Recently I had read a post about a flaw with the mounted officer in the Airfix Napoleonic Highlanders set.  The rear belt is not moulded on the figure.  As I didn’t recall this I dug up the figure I had painted and sure enough, I had painted on the belt to cover up.  I painted this figure in the early 1970s (forty years ago) so no wonder I didn’t remember the flaw.  I was just glad to see I had compensated for it.

Anyway, here he is, front and back, lost somewhere in the bocage in France.


Prussian Blues


For Christmas I received some of the new Fantassin Prussian Grenadiers.  I particularly wanted the figures to have the distinctive monstrous plume and had been putting off raising a grenadier unit as the figures I came across, while looking good, were always in campaign dress.  With my new figures I thought I would also treat myself to a new Prussian Blue and got the Vallejo colour 70965.  I was happy with the first few figures I painted, but then worried that the blue was too bright and not as dark as I wanted.  So I went back to Humbrol’s Prussian Blue colour 5077. 

I over painted a few figures and painted a few more.  The result looked good.

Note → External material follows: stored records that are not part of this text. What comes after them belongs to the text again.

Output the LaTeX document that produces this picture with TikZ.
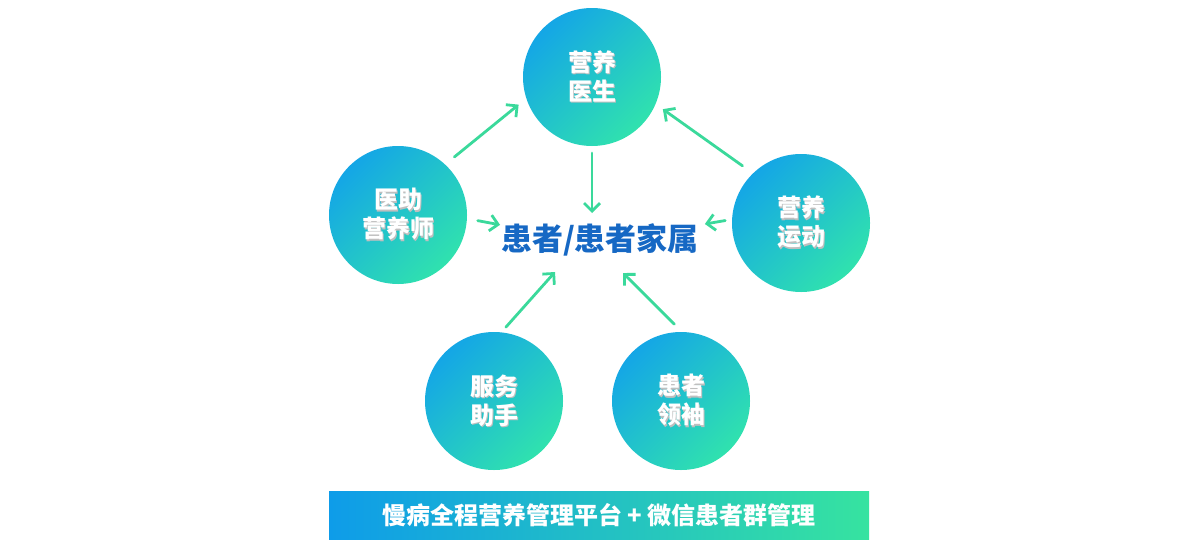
\documentclass[tikz,border=0pt]{standalone}
\usepackage{fontspec}
\newfontfamily\cjk{Noto Sans CJK SC}
\usetikzlibrary{arrows.meta, calc, positioning}
\definecolor{roleB}{HTML}{14A6E6}
\definecolor{roleG}{HTML}{30E2AE}
\definecolor{barB}{HTML}{0E9CE9}
\definecolor{barG}{HTML}{36E3A0}
\definecolor{linkG}{HTML}{3AD99B}
\definecolor{famB}{HTML}{1668C4}
\newcommand{\shtxt}[1]{\makebox[0pt][l]{\kern1.2pt\raisebox{-1.2pt}{\color{black!25}#1}}#1}
\tikzset{
    roleC/.style={circle, draw=none, minimum size=138pt, inner sep=0pt, outer sep=0pt,
        top color=roleB, bottom color=roleG, shading angle=45,
        text=white, align=center, font=\cjk\bfseries\fontsize{24pt}{29pt}\selectfont},
    famT/.style={inner sep=0pt, outer sep=0pt, text=famB, text height=25pt, text depth=5pt,
        font=\cjk\bfseries\fontsize{31pt}{31pt}\selectfont},
    barR/.style={rectangle, draw=none, minimum width=540pt, minimum height=48pt, inner sep=0pt,
        left color=barB, right color=barG, text=white,
        font=\cjk\bfseries\fontsize{24pt}{24pt}\selectfont},
    linkA/.style={draw=linkG, line width=2.8pt, line cap=round,
        -{Straight Barb[length=8pt, width=16pt]}}
}
\begin{document}
\begin{tikzpicture}[x=1pt, y=-1pt]
    \useasboundingbox (0,0) rectangle (1201,552);
    % roles round the patient
    \node[roleC] (doc) at (592,77) {\shtxt{营养}\\\shtxt{医生}};
    \node[roleC] (asst) at (398,215) {\shtxt{医助}\\\shtxt{营养师}};
    \node[roleC] (sport) at (801,223) {\shtxt{营养}\\\shtxt{运动}};
    \node[roleC] (svc) at (494,401) {\shtxt{服务}\\\shtxt{助手}};
    \node[roleC] (lead) at (681,401) {\shtxt{患者}\\\shtxt{领袖}};
    \node[famT] (fam) at (600,240) {患者/患者家属};
    \node[barR] (bar) at (599,515) {慢病全程营养管理平台 + 微信患者群管理};
    \coordinate (inL) at (555,272);
    \coordinate (inR) at (623,273);
    % links
    \draw[linkA, shorten <=12pt, shorten >=10pt] (asst.47) -- (doc.198);
    \draw[linkA, shorten <=13pt, shorten >=9pt] (sport.134) -- (doc.337);
    \draw[linkA, shorten <=7pt, shorten >=12pt] (doc.south) -- (doc.south |- fam.north);
    \draw[linkA, shorten <=11pt, shorten >=1pt] (asst.-3) -- (fam.north west);
    \draw[linkA, shorten <=7pt, shorten >=6pt] (sport.177) -- (fam.north east);
    \draw[linkA, shorten <=7pt] (svc.84) -- (inL);
    \draw[linkA, shorten <=11pt] (lead.89) -- (inR);
\end{tikzpicture}
\end{document}
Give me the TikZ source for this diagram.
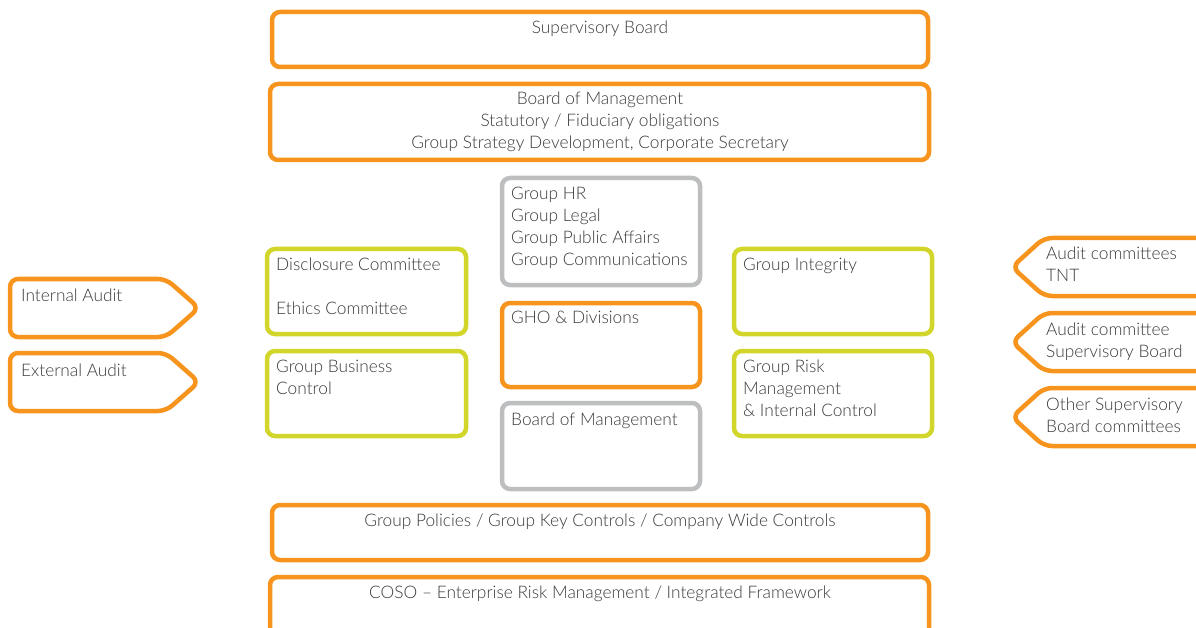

When I came back the next day I couldn’t tell the difference.  Doh!
 


Of course now I have taken a photograph I can see a difference.  The wounded officer on the far left is the Humbrol Prussian Blue over painted on the Vallejo.  But as to the other two figures... 
What the camera captures and the computer displays are not necessarily how the colour appears to the naked eye, especially taking into account the light (and it is hot and sunny where I am).